The debate continued with the left trying to bring back those now sitting on the right, and the right trying to convince the left. The word “high” as in “high speed” was discussed as these days the perception is that the desktop sorters are slower. The reality is that new desktop models such as the Glory UW700 12/16-pocket machine are faster than older competitors. But machine speed is often irrelevant bar flexing your muscles on a product datasheet. Instead it is the efficiency and effectiveness of the operation (hey there are those words again!), as there is no point in having sports car speeds if you are always stopping and starting! And we have to remember that humans operate these machines and their skill drives the real effectiveness. Typically a high speed sorter has 2 or 3 operators; one to fill the input and rejects at one end and another to handle the pocket outputs. A good, well designed desktop sorter with the input in the middle of the machine, and not at one end, can be operated fully by a single operator. And absolute peak throughput can be maintained with two operators, one literally being to keep the input filled as it is so fast!

Naturally I threw in topics such as high speed sorter capex, real end-to-end total cost of ownership, today’s detector capabilities, contingency offered by multiple desktop machines, functionality, etc. So not only faster, also significantly lower cost and functionality the same as high speed, and for the price of a single high speed machine you could buy several desktop machines with the same sorting profiles that then offer contingency.

A few more people agreed with me and moved from right to left to sit with those that had decided high speed machines have no future…but I needed more. I brought into the debate a banknote detector specialist so we could see how good these desktop machine were compared to the expensive high speed. Of course all machine transports, detectors and the 1’s & 0’s of the detector software are different, but it transpired that some high speed machines have the note obscured by belts and their detector platform is now over 15 years old! Naturally we all assume that a $500k+ machine is going to have better resolution of detection than a $50k desktop machine, but the reality is that they do not. Even things like on-line banders and shredders can now be fitted to desktop sorters so the functionality gap is closing fast and, I would argue, is not a factor for the vast majority of commercial operations. A few more people were persuaded to move to the left but the session was now ending and it was time to count the numbers on each side of the debate.

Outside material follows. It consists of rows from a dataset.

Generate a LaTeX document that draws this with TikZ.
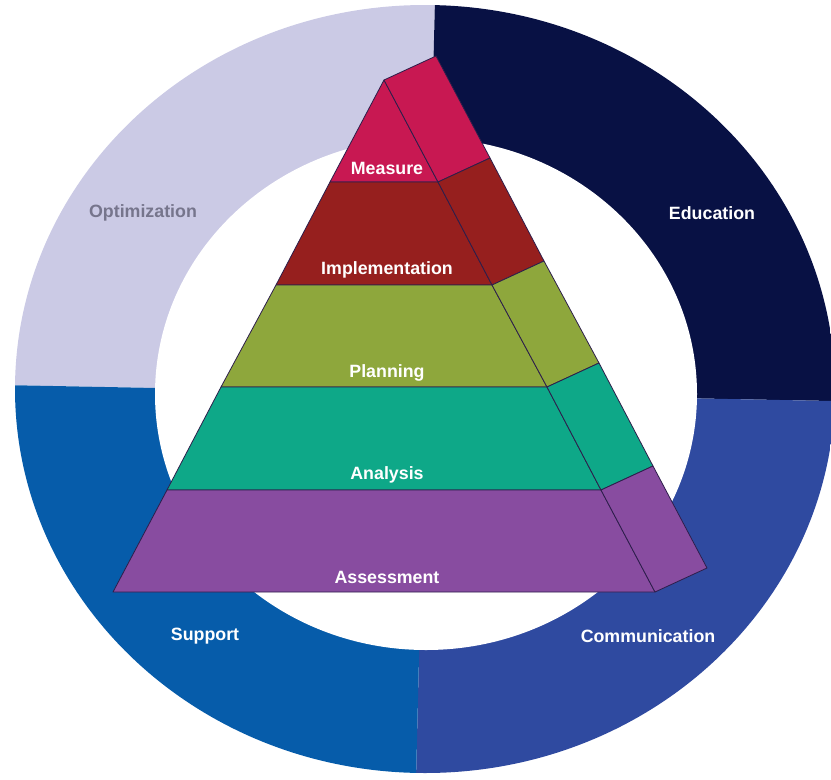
\documentclass[tikz,border=0pt]{standalone}
\usepackage{fontspec}
\setmainfont{Liberation Sans}

\definecolor{optc}{RGB}{203,202,229}
\definecolor{educ}{RGB}{8,17,68}
\definecolor{commc}{RGB}{47,74,160}
\definecolor{suppc}{RGB}{6,92,170}
\definecolor{measc}{RGB}{200,24,82}
\definecolor{implc}{RGB}{150,31,30}
\definecolor{planc}{RGB}{142,167,60}
\definecolor{anac}{RGB}{14,168,136}
\definecolor{assc}{RGB}{136,76,160}
\definecolor{edgec}{RGB}{45,30,75}
\definecolor{greytext}{RGB}{118,117,140}

\tikzset{
  layer/.style={draw=edgec, line width=0.8pt, line join=round},
  lbl/.style={font=\bfseries\fontsize{17.8}{20}\selectfont, text=white, inner sep=1pt}
}

\begin{document}
\begin{tikzpicture}[x=1pt, y=-1pt]
            \useasboundingbox (0,0) rectangle (831,780);

            % ring
            \coordinate (C) at (425.4,393.2);
            \coordinate (L) at (-50,384);
            \coordinate (T) at (436.2,-50);
            \coordinate (R) at (900,402.3);
            \coordinate (B) at (414.3,850);
            \begin{scope}
                \clip (0,0) rectangle (831,780);
                \clip (425,389) ellipse [x radius=410, y radius=384];
                \fill[optc] (C) -- (L) -- (-50,-50) -- (T) -- cycle;
                \fill[educ] (C) -- (T) -- (900,-50) -- (R) -- cycle;
                \fill[commc] (C) -- (R) -- (900,850) -- (B) -- cycle;
                \fill[suppc] (C) -- (B) -- (-50,850) -- (L) -- cycle;
                \fill[white] (426,394) ellipse [x radius=271, y radius=256];
            \end{scope}

            \node[lbl, text=greytext] (optimization) at (143,213) {Optimization};
            \node[lbl] (education) at (712,213) {Education};
            \node[lbl] (support) at (205,636) {Support};
            \node[lbl] (communication) at (648,636) {Communication};

            % pyramid corners
            \coordinate (a) at (384,80);
            \coordinate (l1) at (330,182);  \coordinate (r1) at (438,182);
            \coordinate (l2) at (276,285);  \coordinate (r2) at (492,285);
            \coordinate (l3) at (221,387);  \coordinate (r3) at (547,387);
            \coordinate (l4) at (167,490);  \coordinate (r4) at (601,490);
            \coordinate (l5) at (113,592);  \coordinate (r5) at (655,592);
            \coordinate (s0) at (436,56);
            \coordinate (s1) at (490,158);
            \coordinate (s2) at (544,261);
            \coordinate (s3) at (599,363);
            \coordinate (s4) at (653,466);
            \coordinate (s5) at (707,568);

            % front faces
            \filldraw[layer, fill=measc] (a) -- (r1) -- (l1) -- cycle;
            \filldraw[layer, fill=implc] (l1) -- (r1) -- (r2) -- (l2) -- cycle;
            \filldraw[layer, fill=planc] (l2) -- (r2) -- (r3) -- (l3) -- cycle;
            \filldraw[layer, fill=anac] (l3) -- (r3) -- (r4) -- (l4) -- cycle;
            \filldraw[layer, fill=assc] (l4) -- (r4) -- (r5) -- (l5) -- cycle;

            % side faces
            \filldraw[layer, fill=measc] (a) -- (s0) -- (s1) -- (r1) -- cycle;
            \filldraw[layer, fill=implc] (r1) -- (s1) -- (s2) -- (r2) -- cycle;
            \filldraw[layer, fill=planc] (r2) -- (s2) -- (s3) -- (r3) -- cycle;
            \filldraw[layer, fill=anac] (r3) -- (s3) -- (s4) -- (r4) -- cycle;
            \filldraw[layer, fill=assc] (r4) -- (s4) -- (s5) -- (r5) -- cycle;

            \node[lbl] (measure) at (387,168) {Measure};
            \node[lbl] (implementation) at (387,270) {Implementation};
            \node[lbl] (planning) at (387,373) {Planning};
            \node[lbl] (analysis) at (387,475) {Analysis};
            \node[lbl] (assessment) at (387,577) {Assessment};
        \end{tikzpicture}
\end{document}
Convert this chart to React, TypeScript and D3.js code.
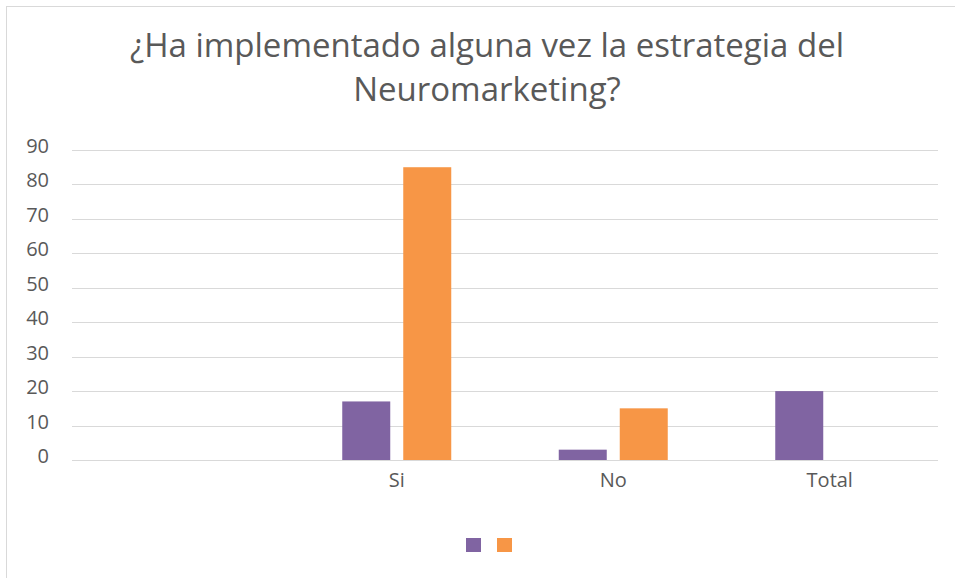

I have run many breakout sessions over the years but this topic has been one of the best for stimulating a healthy debate and energising the participants. I didn’t get as many people on the right as I would have expected but this was largely due to the high number of central bankers in the audience – 57% voted that there was still life in the high speed sorter. Among the commercial banks and CITs however the opinion was clear – they were only considering desktop machines and are very excited about the new technologies such as serial number reading that will allow them to introduce higher levels of service for their customers at an affordable price.

Death of the High Speed Sorter? Well depending on your perspective it’s not dead yet, but we may soon need to call the doctor!